• DIRECTION
Each line that follows is to be retyped exactly.
· · · ·
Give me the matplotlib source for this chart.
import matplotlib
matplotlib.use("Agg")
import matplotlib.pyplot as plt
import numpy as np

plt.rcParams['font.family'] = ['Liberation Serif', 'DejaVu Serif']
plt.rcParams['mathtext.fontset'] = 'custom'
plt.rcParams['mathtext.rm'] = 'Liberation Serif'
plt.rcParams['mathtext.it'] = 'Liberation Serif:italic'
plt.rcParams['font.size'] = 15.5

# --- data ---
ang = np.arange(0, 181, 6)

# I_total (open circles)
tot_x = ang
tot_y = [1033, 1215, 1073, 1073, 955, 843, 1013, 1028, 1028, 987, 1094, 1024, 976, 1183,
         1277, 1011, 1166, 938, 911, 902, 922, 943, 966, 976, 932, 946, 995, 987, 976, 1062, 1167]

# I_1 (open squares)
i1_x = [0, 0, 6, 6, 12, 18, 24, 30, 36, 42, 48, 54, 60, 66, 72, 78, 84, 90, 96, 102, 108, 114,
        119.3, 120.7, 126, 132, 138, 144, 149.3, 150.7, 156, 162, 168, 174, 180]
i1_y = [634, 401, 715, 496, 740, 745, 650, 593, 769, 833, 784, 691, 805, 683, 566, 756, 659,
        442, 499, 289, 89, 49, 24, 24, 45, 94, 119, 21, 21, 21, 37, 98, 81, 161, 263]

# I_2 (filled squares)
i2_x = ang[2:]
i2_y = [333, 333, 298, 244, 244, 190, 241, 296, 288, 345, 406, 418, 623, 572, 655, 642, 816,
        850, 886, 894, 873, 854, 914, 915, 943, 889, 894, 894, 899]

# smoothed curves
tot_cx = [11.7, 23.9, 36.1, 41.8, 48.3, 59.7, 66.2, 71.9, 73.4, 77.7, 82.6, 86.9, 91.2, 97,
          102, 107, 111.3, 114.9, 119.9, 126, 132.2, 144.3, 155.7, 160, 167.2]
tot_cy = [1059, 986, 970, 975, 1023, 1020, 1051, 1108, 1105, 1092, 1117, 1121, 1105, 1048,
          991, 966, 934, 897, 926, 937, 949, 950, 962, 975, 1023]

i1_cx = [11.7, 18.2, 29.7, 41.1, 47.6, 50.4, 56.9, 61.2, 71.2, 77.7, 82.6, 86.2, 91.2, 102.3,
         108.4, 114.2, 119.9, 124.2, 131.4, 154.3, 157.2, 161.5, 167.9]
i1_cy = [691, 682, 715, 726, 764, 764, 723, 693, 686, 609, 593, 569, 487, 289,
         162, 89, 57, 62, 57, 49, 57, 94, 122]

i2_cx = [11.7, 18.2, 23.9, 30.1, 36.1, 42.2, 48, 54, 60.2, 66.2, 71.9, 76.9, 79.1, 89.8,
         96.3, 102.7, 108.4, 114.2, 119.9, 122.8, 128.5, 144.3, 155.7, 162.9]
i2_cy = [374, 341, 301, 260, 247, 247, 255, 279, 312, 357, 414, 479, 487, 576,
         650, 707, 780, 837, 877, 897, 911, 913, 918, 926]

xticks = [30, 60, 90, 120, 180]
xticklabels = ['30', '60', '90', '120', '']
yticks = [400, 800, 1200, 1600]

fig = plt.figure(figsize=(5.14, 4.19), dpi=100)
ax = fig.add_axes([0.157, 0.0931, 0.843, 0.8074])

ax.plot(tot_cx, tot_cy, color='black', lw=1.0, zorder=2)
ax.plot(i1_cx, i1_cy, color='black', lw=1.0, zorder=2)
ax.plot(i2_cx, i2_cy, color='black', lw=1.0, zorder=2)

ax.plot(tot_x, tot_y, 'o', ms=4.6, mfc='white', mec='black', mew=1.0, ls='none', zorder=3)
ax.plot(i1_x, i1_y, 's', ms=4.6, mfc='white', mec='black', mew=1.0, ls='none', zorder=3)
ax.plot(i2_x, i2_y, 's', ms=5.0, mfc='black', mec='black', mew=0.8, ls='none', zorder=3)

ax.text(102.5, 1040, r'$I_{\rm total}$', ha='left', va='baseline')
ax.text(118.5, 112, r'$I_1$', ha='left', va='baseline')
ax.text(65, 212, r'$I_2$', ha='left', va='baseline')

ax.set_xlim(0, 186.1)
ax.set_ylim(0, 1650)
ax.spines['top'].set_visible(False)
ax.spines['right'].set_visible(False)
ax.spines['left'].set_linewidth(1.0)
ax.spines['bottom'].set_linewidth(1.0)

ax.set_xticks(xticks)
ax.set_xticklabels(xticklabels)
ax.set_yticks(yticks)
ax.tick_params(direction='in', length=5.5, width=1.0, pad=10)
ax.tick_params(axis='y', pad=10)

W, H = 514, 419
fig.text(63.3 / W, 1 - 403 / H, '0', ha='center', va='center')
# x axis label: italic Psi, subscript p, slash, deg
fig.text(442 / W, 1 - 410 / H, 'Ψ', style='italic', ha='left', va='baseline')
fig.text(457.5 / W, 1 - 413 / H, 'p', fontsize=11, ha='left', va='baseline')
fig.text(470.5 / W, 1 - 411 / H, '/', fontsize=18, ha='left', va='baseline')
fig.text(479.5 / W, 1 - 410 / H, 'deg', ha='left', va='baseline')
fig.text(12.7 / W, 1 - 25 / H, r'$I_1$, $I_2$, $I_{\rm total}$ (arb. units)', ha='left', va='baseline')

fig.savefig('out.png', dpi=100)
· · · ·
• FINAL ANSWER
Give me the matplotlib source for this chart.
import matplotlib
matplotlib.use("Agg")
import matplotlib.pyplot as plt
import numpy as np

plt.rcParams['font.family'] = ['Liberation Serif', 'DejaVu Serif']
plt.rcParams['mathtext.fontset'] = 'custom'
plt.rcParams['mathtext.rm'] = 'Liberation Serif'
plt.rcParams['mathtext.it'] = 'Liberation Serif:italic'
plt.rcParams['font.size'] = 15.5

# --- data ---
ang = np.arange(0, 181, 6)

# I_total (open circles)
tot_x = ang
tot_y = [1033, 1215, 1073, 1073, 955, 843, 1013, 1028, 1028, 987, 1094, 1024, 976, 1183,
         1277, 1011, 1166, 938, 911, 902, 922, 943, 966, 976, 932, 946, 995, 987, 976, 1062, 1167]

# I_1 (open squares)
i1_x = [0, 0, 6, 6, 12, 18, 24, 30, 36, 42, 48, 54, 60, 66, 72, 78, 84, 90, 96, 102, 108, 114,
        119.3, 120.7, 126, 132, 138, 144, 149.3, 150.7, 156, 162, 168, 174, 180]
i1_y = [634, 401, 715, 496, 740, 745, 650, 593, 769, 833, 784, 691, 805, 683, 566, 756, 659,
        442, 499, 289, 89, 49, 24, 24, 45, 94, 119, 21, 21, 21, 37, 98, 81, 161, 263]

# I_2 (filled squares)
i2_x = ang[2:]
i2_y = [333, 333, 298, 244, 244, 190, 241, 296, 288, 345, 406, 418, 623, 572, 655, 642, 816,
        850, 886, 894, 873, 854, 914, 915, 943, 889, 894, 894, 899]

# smoothed curves
tot_cx = [11.7, 23.9, 36.1, 41.8, 48.3, 59.7, 66.2, 71.9, 73.4, 77.7, 82.6, 86.9, 91.2, 97,
          102, 107, 111.3, 114.9, 119.9, 126, 132.2, 144.3, 155.7, 160, 167.2]
tot_cy = [1059, 986, 970, 975, 1023, 1020, 1051, 1108, 1105, 1092, 1117, 1121, 1105, 1048,
          991, 966, 934, 897, 926, 937, 949, 950, 962, 975, 1023]

i1_cx = [11.7, 18.2, 29.7, 41.1, 47.6, 50.4, 56.9, 61.2, 71.2, 77.7, 82.6, 86.2, 91.2, 102.3,
         108.4, 114.2, 119.9, 124.2, 131.4, 154.3, 157.2, 161.5, 167.9]
i1_cy = [691, 682, 715, 726, 764, 764, 723, 693, 686, 609, 593, 569, 487, 289,
         162, 89, 57, 62, 57, 49, 57, 94, 122]

i2_cx = [11.7, 18.2, 23.9, 30.1, 36.1, 42.2, 48, 54, 60.2, 66.2, 71.9, 76.9, 79.1, 89.8,
         96.3, 102.7, 108.4, 114.2, 119.9, 122.8, 128.5, 144.3, 155.7, 162.9]
i2_cy = [374, 341, 301, 260, 247, 247, 255, 279, 312, 357, 414, 479, 487, 576,
         650, 707, 780, 837, 877, 897, 911, 913, 918, 926]

xticks = [30, 60, 90, 120, 180]
xticklabels = ['30', '60', '90', '120', '']
yticks = [400, 800, 1200, 1600]

fig = plt.figure(figsize=(5.14, 4.19), dpi=100)
ax = fig.add_axes([0.157, 0.0931, 0.843, 0.8074])

ax.plot(tot_cx, tot_cy, color='black', lw=1.0, zorder=2)
ax.plot(i1_cx, i1_cy, color='black', lw=1.0, zorder=2)
ax.plot(i2_cx, i2_cy, color='black', lw=1.0, zorder=2)

ax.plot(tot_x, tot_y, 'o', ms=4.6, mfc='white', mec='black', mew=1.0, ls='none', zorder=3)
ax.plot(i1_x, i1_y, 's', ms=4.6, mfc='white', mec='black', mew=1.0, ls='none', zorder=3)
ax.plot(i2_x, i2_y, 's', ms=5.0, mfc='black', mec='black', mew=0.8, ls='none', zorder=3)

ax.text(102.5, 1040, r'$I_{\rm total}$', ha='left', va='baseline')
ax.text(118.5, 112, r'$I_1$', ha='left', va='baseline')
ax.text(65, 212, r'$I_2$', ha='left', va='baseline')

ax.set_xlim(0, 186.1)
ax.set_ylim(0, 1650)
ax.spines['top'].set_visible(False)
ax.spines['right'].set_visible(False)
ax.spines['left'].set_linewidth(1.0)
ax.spines['bottom'].set_linewidth(1.0)

ax.set_xticks(xticks)
ax.set_xticklabels(xticklabels)
ax.set_yticks(yticks)
ax.tick_params(direction='in', length=5.5, width=1.0, pad=10)
ax.tick_params(axis='y', pad=10)

W, H = 514, 419
fig.text(63.3 / W, 1 - 403 / H, '0', ha='center', va='center')
# x axis label: italic Psi, subscript p, slash, deg
fig.text(442 / W, 1 - 410 / H, 'Ψ', style='italic', ha='left', va='baseline')
fig.text(457.5 / W, 1 - 413 / H, 'p', fontsize=11, ha='left', va='baseline')
fig.text(470.5 / W, 1 - 411 / H, '/', fontsize=18, ha='left', va='baseline')
fig.text(479.5 / W, 1 - 410 / H, 'deg', ha='left', va='baseline')
fig.text(12.7 / W, 1 - 25 / H, r'$I_1$, $I_2$, $I_{\rm total}$ (arb. units)', ha='left', va='baseline')

fig.savefig('out.png', dpi=100)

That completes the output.